At least one civil rights group has called the decision a "green light" for the state in their ongoing efforts to clean up its voter registration rolls, which a group spokesperson has called a "purge," according to The Guardian.
On the other side of the debate. the Republican secretary of state for Ohio has called the supreme court decision "a victory for electoral integrity."
It was a clear vote along partisan lines for the supreme court justices on Monday, June 11. With five votes from the conservative justices, the court has rejected arguments that the Ohio voter roll clean-up was a violation of a federal law, one which was intended to retain more registered voters when possible.
According to Justice Samul Alito, among the justices who rejected the arguments, the practice Ohio has been implementing did comply with the amended 1993 National Voter Registration Act, which has been updated with the Help America Vote Act (HAVA) in 2002. The four votes in dissent were from liberal justices.
As it is in the state right now, people who have not voted for two consecutive years were sent a notice via mail, one meant to find out if they have moved out. If the recipient fails to respond to the notice and then proceeds to skip elections for four more consecutive years, they are then stricken from Ohio voter rolls, as the Huffington Post explained the process.
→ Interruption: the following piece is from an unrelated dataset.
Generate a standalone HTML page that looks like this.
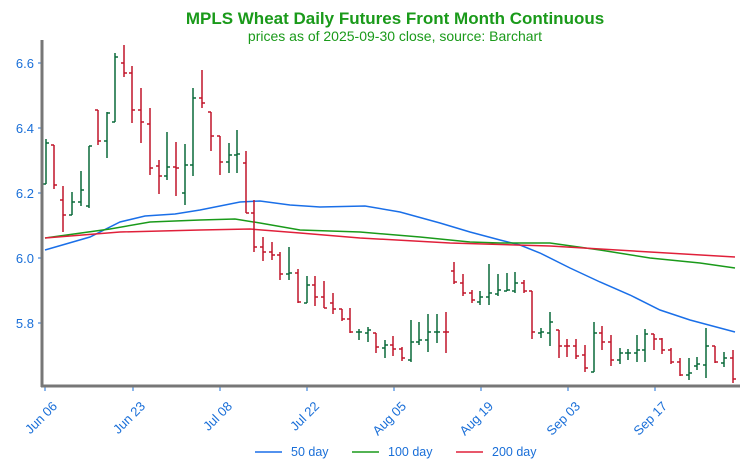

Critics called the practice a violation of a federal law that prohibits states from canceling voter registration just on the grounds that they have not voted for a time.
Adding the failure to respond to the notice technically makes Ohio's policy pass the criteria set by HAVA, according to Alito. "HAVA dispelled any doubt that a state removal program may use the failure to vote as a factor (but not the sole factor) in removing names from the list of registered voters," he wrote in the ruling.
"That is exactly what Ohio's Supplemental Process does. It does not strike any registrant solely by reason of the failure to vote," the explanation continued.
Justice Sonia Sotomayor, part of the dissenting opinion, took special note of the way the Ohio practice had a disproportionate impact on low-income, minority, or disabled voters. In her own dissension note, she pointed out that ten percent of African American voters in downtown Cincinnati were removed from voter rolls since 2010, compared to four percent for those living in majority-white suburbs.